Load Shedding Model Considering Transmission Line Electro-thermal Behaviours Impacted by Ambient Factors

Abstract

The ambient factors significantly influence the maximum ampacity of the overhead transmission lines (OTL), therefore the load shedding model allowing for the constraint of line maximum ampacity calculated in the typical ambient condition may be inaccurate. Here we propose an improved load shedding model that considers the impact of ambient factors on electro-thermal behaviours of OTL. Based on the thermal balance equation of OTL, the influence of the electro-thermal resilient effect of the lines on the transmission capacity of OTL is analyzed. A steady-state electro-thermal coupling power flow (ETC-PF) model considering the influence of ambient parameters is established where the line temperature and serial resistance are treated as the system state variables.
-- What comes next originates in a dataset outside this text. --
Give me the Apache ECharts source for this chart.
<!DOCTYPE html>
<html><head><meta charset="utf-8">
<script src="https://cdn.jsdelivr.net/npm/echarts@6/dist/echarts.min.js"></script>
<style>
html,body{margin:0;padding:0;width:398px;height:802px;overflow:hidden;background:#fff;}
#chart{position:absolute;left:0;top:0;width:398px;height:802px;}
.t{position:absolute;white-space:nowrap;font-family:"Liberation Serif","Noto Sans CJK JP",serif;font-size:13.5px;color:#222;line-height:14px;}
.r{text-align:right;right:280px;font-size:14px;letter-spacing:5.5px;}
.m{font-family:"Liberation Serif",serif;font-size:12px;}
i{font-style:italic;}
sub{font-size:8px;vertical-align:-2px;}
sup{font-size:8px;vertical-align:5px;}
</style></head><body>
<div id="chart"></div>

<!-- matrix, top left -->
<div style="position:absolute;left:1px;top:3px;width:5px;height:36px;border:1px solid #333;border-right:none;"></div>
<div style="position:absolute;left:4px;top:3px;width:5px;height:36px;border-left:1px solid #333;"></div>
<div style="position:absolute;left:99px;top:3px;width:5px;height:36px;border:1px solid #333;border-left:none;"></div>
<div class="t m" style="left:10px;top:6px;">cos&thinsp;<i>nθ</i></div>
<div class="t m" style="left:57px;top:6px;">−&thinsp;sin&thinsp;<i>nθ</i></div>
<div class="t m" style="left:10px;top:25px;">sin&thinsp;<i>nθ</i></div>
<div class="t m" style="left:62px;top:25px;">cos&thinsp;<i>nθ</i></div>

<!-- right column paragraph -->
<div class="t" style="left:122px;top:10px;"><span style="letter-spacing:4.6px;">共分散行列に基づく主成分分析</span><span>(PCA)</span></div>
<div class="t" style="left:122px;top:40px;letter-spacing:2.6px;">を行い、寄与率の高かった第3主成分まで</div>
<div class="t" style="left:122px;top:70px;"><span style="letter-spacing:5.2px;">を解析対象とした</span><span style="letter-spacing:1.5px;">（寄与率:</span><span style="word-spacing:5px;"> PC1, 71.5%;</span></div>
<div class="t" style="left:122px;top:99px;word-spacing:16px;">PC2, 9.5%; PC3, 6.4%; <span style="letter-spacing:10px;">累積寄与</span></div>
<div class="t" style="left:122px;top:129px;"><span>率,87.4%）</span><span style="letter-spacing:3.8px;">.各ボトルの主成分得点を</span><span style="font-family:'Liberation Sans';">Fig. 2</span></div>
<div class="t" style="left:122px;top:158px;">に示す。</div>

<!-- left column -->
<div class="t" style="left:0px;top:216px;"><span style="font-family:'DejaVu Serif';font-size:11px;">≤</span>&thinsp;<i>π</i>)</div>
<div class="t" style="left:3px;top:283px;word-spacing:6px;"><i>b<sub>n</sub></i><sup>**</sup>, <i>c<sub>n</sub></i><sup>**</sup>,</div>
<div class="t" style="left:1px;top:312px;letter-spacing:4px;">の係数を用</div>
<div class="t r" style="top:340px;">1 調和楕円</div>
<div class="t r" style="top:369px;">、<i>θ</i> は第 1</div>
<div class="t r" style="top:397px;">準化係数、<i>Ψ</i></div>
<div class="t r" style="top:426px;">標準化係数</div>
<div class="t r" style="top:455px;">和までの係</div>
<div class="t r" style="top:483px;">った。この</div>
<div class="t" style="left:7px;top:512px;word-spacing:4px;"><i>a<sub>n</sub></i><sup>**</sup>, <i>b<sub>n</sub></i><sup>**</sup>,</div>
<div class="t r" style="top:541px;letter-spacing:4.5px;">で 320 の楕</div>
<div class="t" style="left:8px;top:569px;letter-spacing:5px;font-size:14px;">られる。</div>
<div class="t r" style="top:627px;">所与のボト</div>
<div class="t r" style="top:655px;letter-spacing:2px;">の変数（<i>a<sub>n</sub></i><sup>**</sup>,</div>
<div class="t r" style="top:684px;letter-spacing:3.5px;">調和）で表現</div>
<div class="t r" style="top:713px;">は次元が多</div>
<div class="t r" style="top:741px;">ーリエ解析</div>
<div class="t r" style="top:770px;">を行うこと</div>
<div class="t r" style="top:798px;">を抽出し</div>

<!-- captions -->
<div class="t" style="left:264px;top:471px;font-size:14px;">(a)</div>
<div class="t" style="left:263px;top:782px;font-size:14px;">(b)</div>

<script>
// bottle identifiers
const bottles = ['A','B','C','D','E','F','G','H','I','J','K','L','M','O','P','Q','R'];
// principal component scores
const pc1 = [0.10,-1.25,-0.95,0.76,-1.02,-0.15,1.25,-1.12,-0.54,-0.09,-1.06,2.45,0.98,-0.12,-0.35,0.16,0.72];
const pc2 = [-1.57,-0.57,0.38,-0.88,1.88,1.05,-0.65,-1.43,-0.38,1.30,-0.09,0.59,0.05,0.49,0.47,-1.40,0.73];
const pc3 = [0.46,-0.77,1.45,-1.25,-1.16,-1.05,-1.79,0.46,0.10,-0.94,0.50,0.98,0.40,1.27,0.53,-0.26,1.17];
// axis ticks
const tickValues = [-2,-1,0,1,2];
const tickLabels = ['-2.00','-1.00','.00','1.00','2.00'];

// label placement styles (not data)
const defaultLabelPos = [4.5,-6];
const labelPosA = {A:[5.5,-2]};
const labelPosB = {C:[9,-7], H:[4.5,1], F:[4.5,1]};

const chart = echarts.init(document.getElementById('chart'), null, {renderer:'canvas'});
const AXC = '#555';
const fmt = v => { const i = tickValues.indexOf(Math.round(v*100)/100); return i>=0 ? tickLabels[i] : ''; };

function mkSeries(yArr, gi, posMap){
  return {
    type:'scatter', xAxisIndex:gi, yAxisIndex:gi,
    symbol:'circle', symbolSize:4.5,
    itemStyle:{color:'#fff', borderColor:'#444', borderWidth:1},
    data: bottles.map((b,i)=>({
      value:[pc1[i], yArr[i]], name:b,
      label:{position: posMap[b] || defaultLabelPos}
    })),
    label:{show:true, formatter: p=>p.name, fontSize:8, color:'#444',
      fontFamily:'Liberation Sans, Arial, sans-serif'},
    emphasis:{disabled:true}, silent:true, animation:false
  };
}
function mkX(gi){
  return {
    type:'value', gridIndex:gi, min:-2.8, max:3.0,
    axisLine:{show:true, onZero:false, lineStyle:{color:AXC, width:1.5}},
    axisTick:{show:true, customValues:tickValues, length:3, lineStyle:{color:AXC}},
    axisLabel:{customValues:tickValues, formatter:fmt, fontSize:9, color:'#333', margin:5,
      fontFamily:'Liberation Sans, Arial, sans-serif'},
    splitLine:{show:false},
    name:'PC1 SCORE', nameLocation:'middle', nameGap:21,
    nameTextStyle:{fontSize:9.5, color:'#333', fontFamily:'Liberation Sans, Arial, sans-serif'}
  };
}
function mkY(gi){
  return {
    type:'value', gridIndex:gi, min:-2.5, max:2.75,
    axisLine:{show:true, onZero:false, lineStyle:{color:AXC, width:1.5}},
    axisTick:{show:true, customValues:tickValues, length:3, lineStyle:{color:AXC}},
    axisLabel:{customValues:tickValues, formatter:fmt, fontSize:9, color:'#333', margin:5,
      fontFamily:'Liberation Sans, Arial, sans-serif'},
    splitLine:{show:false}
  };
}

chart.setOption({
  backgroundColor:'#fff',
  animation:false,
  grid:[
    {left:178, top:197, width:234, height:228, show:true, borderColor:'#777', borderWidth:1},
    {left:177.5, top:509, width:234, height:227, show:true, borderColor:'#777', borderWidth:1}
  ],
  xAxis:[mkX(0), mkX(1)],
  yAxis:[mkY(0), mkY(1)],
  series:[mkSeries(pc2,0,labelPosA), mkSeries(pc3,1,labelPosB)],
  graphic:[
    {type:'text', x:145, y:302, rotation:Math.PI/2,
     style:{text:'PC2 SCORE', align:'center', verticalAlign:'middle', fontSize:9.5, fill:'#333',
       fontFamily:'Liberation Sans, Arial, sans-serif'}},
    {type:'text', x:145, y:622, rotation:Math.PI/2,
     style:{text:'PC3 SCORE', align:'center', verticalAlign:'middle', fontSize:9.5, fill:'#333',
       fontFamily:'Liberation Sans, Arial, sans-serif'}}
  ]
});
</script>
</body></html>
Then, the load shedding model taking the minimum power outage loss as the objective is proposed based on the ETC-PF model, which takes the line’s maximum allowable operating temperature as its safety constraint and considers various control measures. To simplify the solution process, an improved iterative linear programming (LP) algorithm is adopted to solve the proposed model. Case study demonstrate that the proposed method can fully exploit the electro-thermal resilient effect of the OTL while ensuring line safety according to the different ambient parameters of OTL, and obtain a more reasonable load shedding scheme with the minimum power outage loss.